I have also been looking at historical data from Bonneville dam. From 1955 to 2008, the peak of the spring salmon run crossing Bonneville occurred generally the first week of May. With 70 some odd miles between Portland and Bonneville, I'm guessing the salmon peak around the Portland area to be about one or two weeks before that. All this would mean that the peak of the run, which the Bonneville data shows can be as many as 10,000 salmon a day, is not until the second and/or third week of April at willow bar.

There is yet another indicator for the peak of the run; When the numbers crossing Bonneville start to hit 2 to 500 per day, the 5 to 10,000 mass should be in the Portland area. So far Bonneville is showing less than 15 spring salmon crossing per day. So the big push still has not arrived, or may not be coming at all! The season below the power lines on hayden island closes April 18th, and that is the soonest possible time that those 10,000 fish days can occur. I have a good feeling from the increase in catches I observed today, that the pod of 2-500 fish just went through Portland. The springers may be late, but I do think they are on their way. I only hope the season is still open when they arrive.

The regulations sure make it tough on a guy. After April 18th I will have no choice but to fish between the I-5 and 205 bridges with 4-500 power boats, which I am not looking forward to. Who knows, I might call it a season at that point and move on to fishing anywhere but the Columbia.

There are fish in the system though. Every day the action seems to improve, however slight, but I still have the unlucky rod. Today I floated past a banky and a power boater that landed natives, and I have not had a strike. I'm beginning to think I might have jinxed myself by talking a big game. I'm just going to put this out into the universe: "I don't mind if I don't catch a fish, I am happy just getting out there, enjoying nature, and sharing good company." If any one knows how to lift a voodoo hex, please let me know.

Combat fishing in an urban area is beginning to wear on me. Between dodging boats, bank anglers, sea planes, commercial vessels, and heckling hillbillies, another realization came to mind; As I floated between two power boats, the one on my left hooked a salmon. As he was fighting the fish, a bank angler started screaming; "There's a sea lion headed for your fish!" I had seen at least one every day I had fished this spot. Just before Jerrol hooked that sturgeon, a 500 pound bull sea lion went huffing and puffing his way up the channel. The thought that a sea lion would charge us didn't even cross our minds when he was playing and releasing the fish, even though we had shared rumored stories of such events earlier. A shiver ran down my spine as I thought of a salmon draped across my front deck enticing a massive sea lion to charge my kayak. I decided I was willing to deal with a sea lion attack, if only I should be so lucky as to catch a fish!

Until next week,

Jason

3 comments:

Rob Appleby-Goudberg said...

Nice report, lovely looking sturgeon too :)

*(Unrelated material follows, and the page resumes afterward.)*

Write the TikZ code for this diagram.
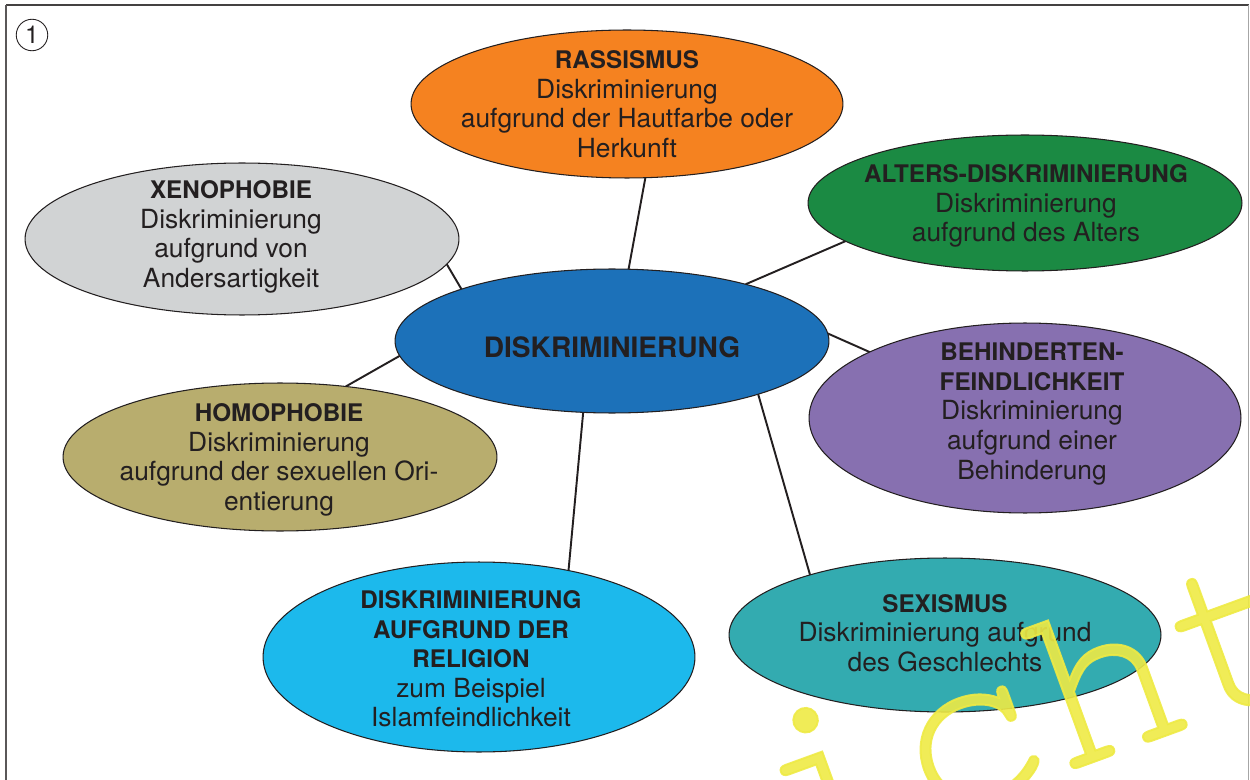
\documentclass[tikz,border=0pt]{standalone}
\usepackage{fontspec}
\setmainfont{TeX Gyre Heros}
\newfontfamily\wmfont{TeX Gyre Cursor}[FakeBold=0.8]
\usetikzlibrary{shapes.geometric,backgrounds}
\definecolor{cOrange}{HTML}{F58220}
\definecolor{cGreen}{HTML}{1B8A43}
\definecolor{cGrey}{HTML}{D1D3D4}
\definecolor{cBlue}{HTML}{1C71B9}
\definecolor{cPurple}{HTML}{8770B0}
\definecolor{cKhaki}{HTML}{B8AD6E}
\definecolor{cCyan}{HTML}{1CB9EC}
\definecolor{cTeal}{HTML}{33ABB0}
\definecolor{cText}{HTML}{231F20}
\definecolor{cYellow}{HTML}{EEEA45}
\newcommand\hd[1]{{\fontsize{13.8}{16.8}\selectfont\bfseries #1}}
\tikzset{
  bub/.style={ellipse, draw=cText, line width=0.6pt, inner sep=0pt, outer sep=0pt},
  lbl/.style={align=center, text=cText, font=\fontsize{15}{16.8}\selectfont, inner sep=0pt},
  con/.style={draw=cText, line width=1.1pt},
}
\begin{document}
\begin{tikzpicture}[x=0.02cm,y=-0.02cm]
\useasboundingbox (0,0) rectangle (1250,780);
% frame
\draw[line width=1.2pt, color=cText!85] (6,5) -- (1249,5);
\draw[line width=1pt, color=cText!75] (6,5) -- (6,780);
\draw[line width=0.5pt, color=black!35] (1248.5,5) -- (1248.5,780);
% number
\node[circle, draw=cText, line width=0.5pt, minimum size=0.63cm, inner sep=0pt,
      font=\fontsize{14}{14}\selectfont, text=cText] (num) at (32,35) {1};
% bubbles
\node[bub, fill=cBlue,   minimum width=8.68cm, minimum height=2.88cm] (C)   at (612,341) {};
\node[bub, fill=cOrange, minimum width=8.64cm, minimum height=2.96cm] (R)   at (627,104) {};
\node[bub, fill=cGreen,  minimum width=8.68cm, minimum height=2.72cm] (A)   at (1025,203) {};
\node[bub, fill=cGrey,   minimum width=8.68cm, minimum height=3.04cm] (X)   at (242,239) {};
\node[bub, fill=cPurple, minimum width=8.64cm, minimum height=3.80cm] (B)   at (1025,418) {};
\node[bub, fill=cKhaki,  minimum width=8.68cm, minimum height=2.96cm] (H)   at (280,457) {};
\node[bub, fill=cCyan,   minimum width=8.64cm, minimum height=3.80cm] (Rel) at (479,657) {};
\node[bub, fill=cTeal,   minimum width=8.64cm, minimum height=3.08cm] (S)   at (945,635) {};
% connectors
\begin{scope}[on background layer]
\draw[con] (C.77.6) -- (R.-76.3);
\draw[con] (C.23.1) -- (A.-168.8);
\draw[con] (C.161.9) -- (X.-7.3);
\draw[con] (C.184) -- (H.47.4);
\draw[con] (C.2.1) -- (B.157);
\draw[con] (C.-112.9) -- (Rel.44);
\draw[con] (C.-20) -- (S.156);
\end{scope}
% labels
\node[lbl, font=\fontsize{16}{18}\selectfont\bfseries] (Ct) at (612,347) {DISKRIMINIERUNG};
\node[lbl] (Rt) at (627,104) {\hd{RASSISMUS}\\Diskriminierung\\aufgrund der Hautfarbe oder\\Herkunft};
\node[lbl] (At) at (1026,206) {\hd{ALTERS-DISKRIMINIERUNG}\\Diskriminierung\\aufgrund des Alters};
\node[lbl] (Xt) at (231,237) {\hd{XENOPHOBIE}\\Diskriminierung\\aufgrund von\\Andersartigkeit};
\node[lbl] (Bt) at (1032,414) {\hd{BEHINDERTEN-}\\\hd{FEINDLICHKEIT}\\Diskriminierung\\aufgrund einer\\Behinderung};
\node[lbl] (Ht) at (279,460) {\hd{HOMOPHOBIE}\\Diskriminierung\\aufgrund der sexuellen Ori-\\entierung};
\node[lbl] (Relt) at (471,659) {\hd{DISKRIMINIERUNG}\\\hd{AUFGRUND DER}\\\hd{RELIGION}\\zum Beispiel\\Islamfeindlichkeit};
\node[lbl] (St) at (945,633) {\hd{SEXISMUS}\\Diskriminierung aufgrund\\des Geschlechts};
% watermark
\begin{scope}
\clip (0,0) rectangle (1250,780);
\node[rotate=20, anchor=base west, inner sep=0pt, text=cYellow, opacity=0.9,
      font=\wmfont\fontsize{140}{140}\selectfont] (wm) at (783,875) {icht};
\end{scope}
\end{tikzpicture}
\end{document}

I thought you guys were walking on salmon over there, this is an education for me.

Reference the sea lions, you just need to learn to paddle and navigate whilst taking photos of fish on your lap, doesn't sound so difficult !

Rob

Unknown said...

Rob-

We are definitely NOT walking on salmon's backs in the lower 48. There are many factors, and many stakeholders, but commercial salmon fishing on the West Coast US was shut down 2 years ago because of population crashes. Historically, the Columbia River alone used to have 150 million returning salmon per year. We are pretty much down to less than 10% of historical pre Anglo-European settlement salmon returns, and the Columbia is down to about 1-3% of the historical run size. The only fish one can keep now are non native hatchery fish, as the natives are classified as endangered on the Federal endangered species list. The East coast is even worse.

Unfortunately, as long as humans keep encroaching on the forests and rivers, the populations will continue to decline.

Part of the reason I decided to get a degree in fishery and wildlife science was to one day, hopefully contribute to the rebuilding of the fisheries in the Pacific Northwest.......So there will be MORE fish to catch!

Rob Appleby-Goudberg said...

The collapse of fish stocks around the world is quite shocking to say the least.

For the first time in about 20 years 'near collapse' cod stocks in the North Sea rose by 1%. The response from the UK fisheries department was to increase the commercial cod quota!!, truly stunning.

It's all politics, the UK fishing industry provides very little revenue, in fact I believe that recreational fishing provides far more (over £1 billion). However, as long as there are votes, sorry jobs, to be lost I very much doubt the mindset will change.

It doesn't help being part of the EU and having Spanish & French fishing vessels trawling around the UK coastline. You only have to look at Norway, not part of the EU, managed fish stocks... the result?, a very healthy fish population.

I was watching a series called 'trawlermen' on TV the other week, this state of the art trawler steered its nets onto a shoal of mackerel. Sonar and sensors on the net allowed the net to be postioned perfectly to engulf the shoal, even watch the shoal pass into the net, whilst estimating the size of the haul prior to raising.

What came to the surface?, 500 tonnes of mackerel!!, 25% of what they expected to catch before returning to port, just astonishing figures, quite depressing.